Every line that includes the word "code" is to be listed.

◇ ◇ ◇ ◇

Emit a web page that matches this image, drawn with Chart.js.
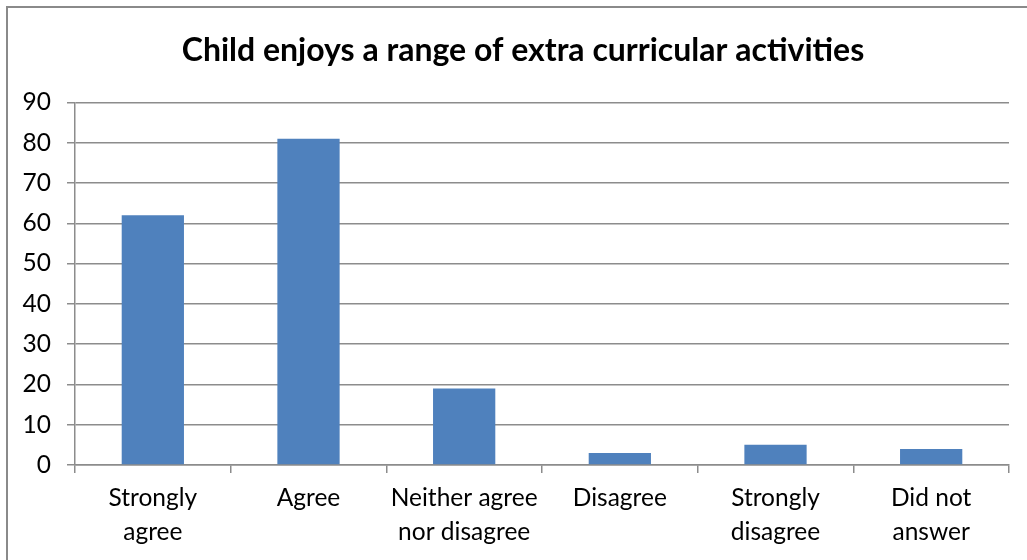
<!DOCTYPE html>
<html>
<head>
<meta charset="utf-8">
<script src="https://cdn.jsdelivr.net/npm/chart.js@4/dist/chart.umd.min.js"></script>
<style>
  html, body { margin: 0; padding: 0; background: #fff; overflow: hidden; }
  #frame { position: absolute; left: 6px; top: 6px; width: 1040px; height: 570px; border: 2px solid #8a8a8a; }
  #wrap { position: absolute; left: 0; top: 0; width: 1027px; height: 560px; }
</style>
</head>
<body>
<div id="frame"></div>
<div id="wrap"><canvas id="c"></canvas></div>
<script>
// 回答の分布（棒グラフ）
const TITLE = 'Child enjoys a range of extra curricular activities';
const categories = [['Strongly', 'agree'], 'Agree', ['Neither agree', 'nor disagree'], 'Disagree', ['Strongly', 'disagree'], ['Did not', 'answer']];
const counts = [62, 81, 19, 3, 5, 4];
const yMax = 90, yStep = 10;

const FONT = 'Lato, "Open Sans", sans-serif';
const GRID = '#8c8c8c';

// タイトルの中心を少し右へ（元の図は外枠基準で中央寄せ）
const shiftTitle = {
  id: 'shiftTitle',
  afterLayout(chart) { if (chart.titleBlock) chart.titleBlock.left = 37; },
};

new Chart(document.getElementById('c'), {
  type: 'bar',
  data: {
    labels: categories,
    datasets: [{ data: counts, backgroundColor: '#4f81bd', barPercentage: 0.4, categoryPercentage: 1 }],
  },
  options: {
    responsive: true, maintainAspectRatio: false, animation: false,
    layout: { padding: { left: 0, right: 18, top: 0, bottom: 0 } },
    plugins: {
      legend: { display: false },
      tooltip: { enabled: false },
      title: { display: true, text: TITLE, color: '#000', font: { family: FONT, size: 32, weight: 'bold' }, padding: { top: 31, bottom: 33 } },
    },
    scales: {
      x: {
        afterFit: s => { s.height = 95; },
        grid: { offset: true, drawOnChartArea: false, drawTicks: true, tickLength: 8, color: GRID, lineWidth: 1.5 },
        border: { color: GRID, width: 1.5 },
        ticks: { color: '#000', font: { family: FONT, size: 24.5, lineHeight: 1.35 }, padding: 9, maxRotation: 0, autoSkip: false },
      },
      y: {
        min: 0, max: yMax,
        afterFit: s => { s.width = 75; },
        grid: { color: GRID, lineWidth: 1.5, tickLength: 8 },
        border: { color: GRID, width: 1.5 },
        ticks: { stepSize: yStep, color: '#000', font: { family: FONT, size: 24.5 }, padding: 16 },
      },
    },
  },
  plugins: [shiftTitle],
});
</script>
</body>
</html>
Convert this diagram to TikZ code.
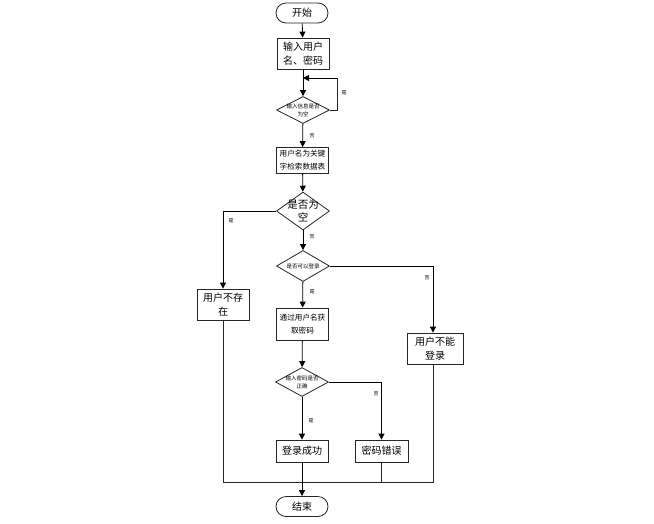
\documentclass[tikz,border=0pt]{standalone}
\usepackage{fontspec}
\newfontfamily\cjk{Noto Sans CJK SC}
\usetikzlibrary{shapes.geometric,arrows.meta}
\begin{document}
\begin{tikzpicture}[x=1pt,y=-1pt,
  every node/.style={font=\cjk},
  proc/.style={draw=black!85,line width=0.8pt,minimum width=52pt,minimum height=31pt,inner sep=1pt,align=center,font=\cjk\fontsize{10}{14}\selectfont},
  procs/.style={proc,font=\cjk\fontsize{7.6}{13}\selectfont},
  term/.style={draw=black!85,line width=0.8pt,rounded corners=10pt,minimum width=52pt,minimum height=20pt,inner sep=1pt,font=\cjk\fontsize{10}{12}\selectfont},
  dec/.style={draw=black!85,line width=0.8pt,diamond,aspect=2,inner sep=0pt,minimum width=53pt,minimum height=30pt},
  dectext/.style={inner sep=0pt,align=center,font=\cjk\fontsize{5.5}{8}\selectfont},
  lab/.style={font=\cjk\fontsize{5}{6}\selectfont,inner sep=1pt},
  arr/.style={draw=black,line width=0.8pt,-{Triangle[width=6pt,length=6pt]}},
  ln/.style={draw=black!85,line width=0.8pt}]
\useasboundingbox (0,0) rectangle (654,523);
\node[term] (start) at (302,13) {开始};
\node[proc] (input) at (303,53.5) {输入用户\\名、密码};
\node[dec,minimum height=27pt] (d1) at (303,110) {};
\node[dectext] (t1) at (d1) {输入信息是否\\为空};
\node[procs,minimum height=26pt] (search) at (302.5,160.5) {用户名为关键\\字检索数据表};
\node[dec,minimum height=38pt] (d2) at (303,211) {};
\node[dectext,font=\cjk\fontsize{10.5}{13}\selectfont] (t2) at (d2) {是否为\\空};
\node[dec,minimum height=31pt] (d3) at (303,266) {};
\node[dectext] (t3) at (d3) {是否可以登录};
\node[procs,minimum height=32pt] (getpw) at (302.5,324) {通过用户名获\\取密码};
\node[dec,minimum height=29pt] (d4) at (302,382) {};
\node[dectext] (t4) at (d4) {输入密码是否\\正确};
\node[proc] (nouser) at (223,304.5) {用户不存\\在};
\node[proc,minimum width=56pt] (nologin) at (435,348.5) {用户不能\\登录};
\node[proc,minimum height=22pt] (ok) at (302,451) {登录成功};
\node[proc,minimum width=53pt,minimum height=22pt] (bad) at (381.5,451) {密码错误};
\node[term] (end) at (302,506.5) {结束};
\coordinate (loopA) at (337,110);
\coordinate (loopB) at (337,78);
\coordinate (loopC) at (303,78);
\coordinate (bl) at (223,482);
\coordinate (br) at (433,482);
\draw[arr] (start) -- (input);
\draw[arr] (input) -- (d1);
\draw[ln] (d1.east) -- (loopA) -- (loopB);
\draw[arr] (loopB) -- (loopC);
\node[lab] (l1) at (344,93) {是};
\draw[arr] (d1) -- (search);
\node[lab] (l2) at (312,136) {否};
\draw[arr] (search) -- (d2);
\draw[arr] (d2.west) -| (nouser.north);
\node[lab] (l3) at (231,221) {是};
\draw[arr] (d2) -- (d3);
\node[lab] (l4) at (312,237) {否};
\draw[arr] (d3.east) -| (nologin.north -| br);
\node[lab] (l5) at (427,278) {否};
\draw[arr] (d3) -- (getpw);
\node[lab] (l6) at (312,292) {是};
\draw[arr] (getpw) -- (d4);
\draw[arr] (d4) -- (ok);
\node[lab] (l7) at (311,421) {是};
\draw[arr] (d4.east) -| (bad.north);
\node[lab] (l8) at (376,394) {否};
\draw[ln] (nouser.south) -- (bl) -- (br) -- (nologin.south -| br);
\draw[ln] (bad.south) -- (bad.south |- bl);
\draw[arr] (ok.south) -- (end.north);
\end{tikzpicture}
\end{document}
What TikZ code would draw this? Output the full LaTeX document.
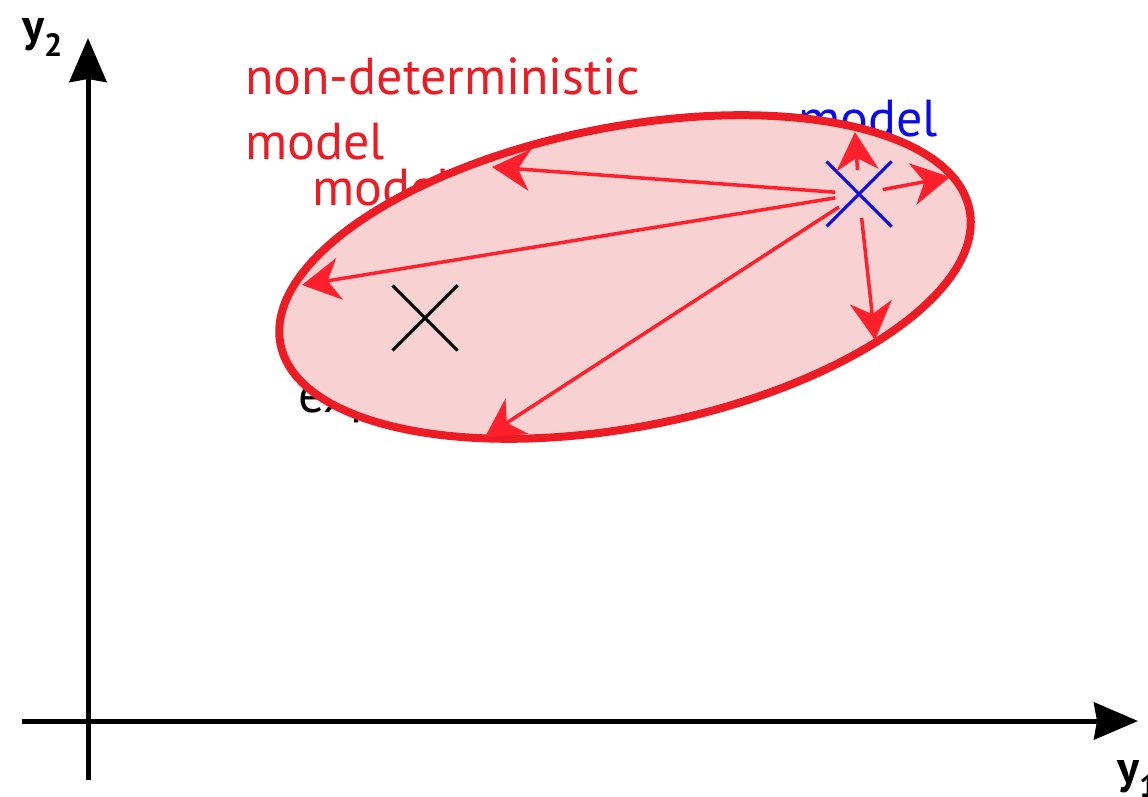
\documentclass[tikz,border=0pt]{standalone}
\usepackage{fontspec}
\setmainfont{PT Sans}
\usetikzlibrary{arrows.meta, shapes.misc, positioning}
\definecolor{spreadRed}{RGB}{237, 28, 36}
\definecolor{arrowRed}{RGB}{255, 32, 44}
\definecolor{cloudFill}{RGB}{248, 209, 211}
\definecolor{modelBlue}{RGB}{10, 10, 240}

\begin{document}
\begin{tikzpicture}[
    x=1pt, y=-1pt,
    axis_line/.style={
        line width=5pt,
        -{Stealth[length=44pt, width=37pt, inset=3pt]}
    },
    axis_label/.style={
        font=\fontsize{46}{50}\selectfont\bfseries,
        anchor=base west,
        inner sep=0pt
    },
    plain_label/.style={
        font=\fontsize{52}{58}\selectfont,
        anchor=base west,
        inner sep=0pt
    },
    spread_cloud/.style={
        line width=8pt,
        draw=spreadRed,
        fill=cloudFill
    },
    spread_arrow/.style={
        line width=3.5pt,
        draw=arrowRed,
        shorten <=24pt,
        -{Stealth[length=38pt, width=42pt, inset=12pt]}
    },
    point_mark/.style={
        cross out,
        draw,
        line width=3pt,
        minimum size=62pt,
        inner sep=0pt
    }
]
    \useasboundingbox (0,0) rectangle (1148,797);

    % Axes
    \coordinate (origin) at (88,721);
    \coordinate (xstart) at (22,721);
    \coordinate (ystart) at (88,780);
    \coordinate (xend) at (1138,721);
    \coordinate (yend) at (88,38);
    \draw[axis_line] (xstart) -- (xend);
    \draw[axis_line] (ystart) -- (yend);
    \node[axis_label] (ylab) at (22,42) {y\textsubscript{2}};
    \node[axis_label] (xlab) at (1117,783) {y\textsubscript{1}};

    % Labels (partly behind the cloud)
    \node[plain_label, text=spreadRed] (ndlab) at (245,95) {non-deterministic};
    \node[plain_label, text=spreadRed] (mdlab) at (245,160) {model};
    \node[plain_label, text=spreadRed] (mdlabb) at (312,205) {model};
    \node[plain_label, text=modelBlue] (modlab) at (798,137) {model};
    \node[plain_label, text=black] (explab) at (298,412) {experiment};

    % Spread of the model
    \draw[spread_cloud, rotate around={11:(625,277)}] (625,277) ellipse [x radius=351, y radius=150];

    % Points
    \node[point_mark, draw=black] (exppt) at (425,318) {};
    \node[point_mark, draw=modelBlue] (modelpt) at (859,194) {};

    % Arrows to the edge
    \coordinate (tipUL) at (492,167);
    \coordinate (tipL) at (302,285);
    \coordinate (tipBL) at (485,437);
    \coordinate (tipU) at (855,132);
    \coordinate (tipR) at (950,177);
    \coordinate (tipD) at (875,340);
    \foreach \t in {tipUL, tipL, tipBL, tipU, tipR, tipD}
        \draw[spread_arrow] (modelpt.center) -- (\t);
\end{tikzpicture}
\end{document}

◇ ◇ ◇ ◇

--- EXERCISE OUTPUT ---
Convert this diagram to TikZ code.
What TikZ code would draw this? Output the full LaTeX document.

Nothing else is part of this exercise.